TASK DETAILS:
Drop every picture. Then return, exactly, the lines from the beginning of the listing below through the one containing "const legendLabels = ['模拟温度值', '温度偏差值', '标准化温度值', '误差率'];".
□ □ □ □
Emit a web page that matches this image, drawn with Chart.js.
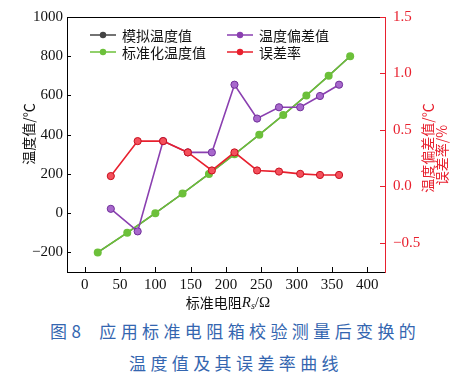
<!DOCTYPE html>
<html><head><meta charset="utf-8">
<script src="https://cdn.jsdelivr.net/npm/chart.js@4.4.1/dist/chart.umd.min.js"></script>
<style>
html,body{margin:0;padding:0;background:#fff;width:460px;height:376px;overflow:hidden}
#wrap{position:absolute;left:0;top:0;width:460px;height:312px}
.cap{position:absolute;color:#3466b0;font-family:"Noto Sans CJK SC";font-size:17px;line-height:24px;letter-spacing:4.4px;white-space:nowrap}
</style></head><body>
<div id="wrap"><canvas id="c" width="460" height="312"></canvas></div>
<div class="cap" style="top:319px;left:50px">图8<span style="display:inline-block;width:14px"></span>应用标准电阻箱校验测量后变换的</div>
<div class="cap" style="top:351px;left:129px">温度值及其误差率曲线</div>
<script>
// ---- data ----
const stdResistance = [18.52, 60.26, 100.00, 138.51, 175.86, 212.05, 247.09, 280.98, 313.71, 345.28, 375.70];
const stdTemp       = [-200, -100, 0, 100, 200, 300, 400, 500, 600, 700, 800];
const simTemp       = [-200, -100, 0, 100, 200, 300, 400, 500, 600, 700, 800];
const testResistance = [37, 75, 111, 146, 180, 212, 244, 275, 305, 333, 360];
const tempDeviation  = [-0.2, -0.4, 0.4, 0.3, 0.3, 0.9, 0.6, 0.7, 0.7, 0.8, 0.9];
const errorRate      = [0.09, 0.4, 0.4, 0.3, 0.14, 0.3, 0.14, 0.13, 0.11, 0.10, 0.10];
const xTicks  = [0, 50, 100, 150, 200, 250, 300, 350, 400];
const yTicks  = [-200, 0, 200, 400, 600, 800, 1000];
const y1Ticks = [-0.5, 0, 0.5, 1.0, 1.5];
const legendLabels = ['模拟温度值', '温度偏差值', '标准化温度值', '误差率'];

const RED = '#e8202e', PURPLE = '#8a3fb0', GREEN = '#6cc03a', BLACK = '#444444';
const pts = (xs, ys) => xs.map((x, i) => ({x, y: ys[i]}));
const minus = s => String(s).replace('-', '\u2212');
const serif = '"Liberation Serif", "DejaVu Serif", serif';
const cjk = '"Noto Sans CJK SC", sans-serif';

const decor = {
  id: 'decor',
  afterDraw(chart) {
    const {ctx, chartArea: a, scales} = chart;
    ctx.save();
    ctx.lineWidth = 1;
    // top border
    ctx.strokeStyle = '#000';
    ctx.beginPath(); ctx.moveTo(a.left, a.top + 0.5); ctx.lineTo(a.right, a.top + 0.5); ctx.stroke();
    // inward ticks
    ctx.beginPath();
    xTicks.forEach(v => { const p = Math.round(scales.x.getPixelForValue(v)) + 0.5; ctx.moveTo(p, a.bottom); ctx.lineTo(p, a.bottom - 5); });
    yTicks.forEach(v => { const p = Math.round(scales.y.getPixelForValue(v)) + 0.5; ctx.moveTo(a.left, p); ctx.lineTo(a.left + 4, p); });
    ctx.stroke();
    ctx.strokeStyle = RED;
    ctx.beginPath();
    y1Ticks.forEach(v => { const p = Math.round(scales.y1.getPixelForValue(v)) + 0.5; ctx.moveTo(a.right, p); ctx.lineTo(a.right - 5, p); });
    ctx.stroke();

    // legend
    const items = [
      {label: legendLabels[0], c: BLACK, x: 90, y: 35},
      {label: legendLabels[1], c: PURPLE, x: 227, y: 35},
      {label: legendLabels[2], c: GREEN, x: 90, y: 52},
      {label: legendLabels[3], c: RED, x: 227, y: 52},
    ];
    ctx.font = '14px ' + cjk;
    ctx.textBaseline = 'middle';
    ctx.textAlign = 'left';
    items.forEach(it => {
      ctx.strokeStyle = it.c; ctx.lineWidth = 1.5;
      ctx.beginPath(); ctx.moveTo(it.x, it.y); ctx.lineTo(it.x + 26, it.y); ctx.stroke();
      ctx.fillStyle = it.c;
      ctx.beginPath(); ctx.arc(it.x + 13, it.y, 3.2, 0, Math.PI * 2); ctx.fill();
      ctx.fillStyle = '#111';
      ctx.fillText(it.label, it.x + 32, it.y + 1);
    });

    // left axis title
    ctx.fillStyle = '#111';
    ctx.font = '14px ' + cjk;
    ctx.textAlign = 'center';
    ctx.save(); ctx.translate(29, 134); ctx.rotate(-Math.PI / 2); ctx.fillText('温度值/℃', 0, 0); ctx.restore();
    // right axis titles
    ctx.fillStyle = RED;
    ctx.save(); ctx.translate(428, 148); ctx.rotate(-Math.PI / 2); ctx.fillText('温度偏差值/℃', 0, 0); ctx.restore();
    ctx.save(); ctx.translate(442, 155); ctx.rotate(-Math.PI / 2); ctx.fillText('误差率/%', 0, 0); ctx.restore();

    // x axis title: 标准电阻R_s/Ω
    ctx.fillStyle = '#111';
    ctx.textAlign = 'left';
    const y = 303;
    const parts = [
      {t: '标准电阻', f: '14px ' + cjk, dy: 0},
      {t: 'R', f: 'italic 15px ' + serif, dy: 0},
      {t: 's', f: 'italic 10px ' + serif, dy: 3},
      {t: '/Ω', f: '15px ' + serif, dy: 0},
    ];
    let w = 0;
    parts.forEach(p => { ctx.font = p.f; p.w = ctx.measureText(p.t).width; w += p.w; });
    let x = 228 - w / 2;
    parts.forEach(p => { ctx.font = p.f; ctx.fillText(p.t, x, y + p.dy); x += p.w; });
    ctx.restore();
  }
};

new Chart(document.getElementById('c'), {
  type: 'line',
  data: {
    datasets: [
      {label: legendLabels[3], data: pts(testResistance, errorRate), yAxisID: 'y1', order: 0,
       borderColor: RED, backgroundColor: '#f05060', pointBorderColor: '#c8101e', pointBackgroundColor: '#f4505c',
       borderWidth: 1.6, pointRadius: 3.6, pointBorderWidth: 1},
      {label: legendLabels[1], data: pts(testResistance, tempDeviation), yAxisID: 'y1', order: 1,
       borderColor: PURPLE, backgroundColor: '#a060c8', pointBorderColor: '#70309a', pointBackgroundColor: '#a868cc',
       borderWidth: 1.6, pointRadius: 3.6, pointBorderWidth: 1},
      {label: legendLabels[2], data: pts(stdResistance, stdTemp), yAxisID: 'y', order: 2,
       borderColor: GREEN, backgroundColor: GREEN, pointBackgroundColor: GREEN, pointBorderColor: GREEN,
       borderWidth: 1.6, pointRadius: 4, pointBorderWidth: 0},
      {label: legendLabels[0], data: pts(stdResistance, simTemp), yAxisID: 'y', order: 3,
       borderColor: BLACK, backgroundColor: BLACK, pointBackgroundColor: BLACK,
       borderWidth: 1.4, pointRadius: 3, pointBorderWidth: 0},
    ]
  },
  options: {
    responsive: false,
    animation: false,
    layout: {padding: {top: 16, left: 0, right: 0, bottom: 0}},
    plugins: {legend: {display: false}, tooltip: {enabled: false}},
    scales: {
      x: {
        type: 'linear', min: -25, max: 425,
        afterBuildTicks: s => { s.ticks = xTicks.map(v => ({value: v})); },
        afterFit: s => { s.height = 40; },
        grid: {display: false, drawTicks: false},
        border: {display: true, color: '#000', width: 1},
        ticks: {padding: 4, color: '#111', font: {family: serif, size: 15}, maxRotation: 0, callback: v => minus(v)}
      },
      y: {
        type: 'linear', position: 'left', min: -300, max: 1000,
        afterBuildTicks: s => { s.ticks = yTicks.map(v => ({value: v})); },
        afterFit: s => { s.width = 67; },
        grid: {display: false, drawTicks: false},
        border: {display: true, color: '#000', width: 1},
        ticks: {padding: 4, color: '#111', font: {family: serif, size: 15}, callback: v => minus(v)}
      },
      y1: {
        type: 'linear', position: 'right', min: -0.76, max: 1.5,
        afterBuildTicks: s => { s.ticks = y1Ticks.map(v => ({value: v})); },
        afterFit: s => { s.width = 75; },
        grid: {display: false, drawTicks: false},
        border: {display: true, color: RED, width: 1},
        ticks: {padding: 8, color: RED, font: {family: serif, size: 15}, callback: v => minus(Number(v).toFixed(1))}
      }
    }
  },
  plugins: [decor]
});
</script>
</body></html>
□ □ □ □
EXERCISE RESPONSE:
Emit a web page that matches this image, drawn with Chart.js.
<!DOCTYPE html>
<html><head><meta charset="utf-8">
<script src="https://cdn.jsdelivr.net/npm/chart.js@4.4.1/dist/chart.umd.min.js"></script>
<style>
html,body{margin:0;padding:0;background:#fff;width:460px;height:376px;overflow:hidden}
#wrap{position:absolute;left:0;top:0;width:460px;height:312px}
.cap{position:absolute;color:#3466b0;font-family:"Noto Sans CJK SC";font-size:17px;line-height:24px;letter-spacing:4.4px;white-space:nowrap}
</style></head><body>
<div id="wrap"><canvas id="c" width="460" height="312"></canvas></div>
<div class="cap" style="top:319px;left:50px">图8<span style="display:inline-block;width:14px"></span>应用标准电阻箱校验测量后变换的</div>
<div class="cap" style="top:351px;left:129px">温度值及其误差率曲线</div>
<script>
// ---- data ----
const stdResistance = [18.52, 60.26, 100.00, 138.51, 175.86, 212.05, 247.09, 280.98, 313.71, 345.28, 375.70];
const stdTemp       = [-200, -100, 0, 100, 200, 300, 400, 500, 600, 700, 800];
const simTemp       = [-200, -100, 0, 100, 200, 300, 400, 500, 600, 700, 800];
const testResistance = [37, 75, 111, 146, 180, 212, 244, 275, 305, 333, 360];
const tempDeviation  = [-0.2, -0.4, 0.4, 0.3, 0.3, 0.9, 0.6, 0.7, 0.7, 0.8, 0.9];
const errorRate      = [0.09, 0.4, 0.4, 0.3, 0.14, 0.3, 0.14, 0.13, 0.11, 0.10, 0.10];
const xTicks  = [0, 50, 100, 150, 200, 250, 300, 350, 400];
const yTicks  = [-200, 0, 200, 400, 600, 800, 1000];
const y1Ticks = [-0.5, 0, 0.5, 1.0, 1.5];
const legendLabels = ['模拟温度值', '温度偏差值', '标准化温度值', '误差率'];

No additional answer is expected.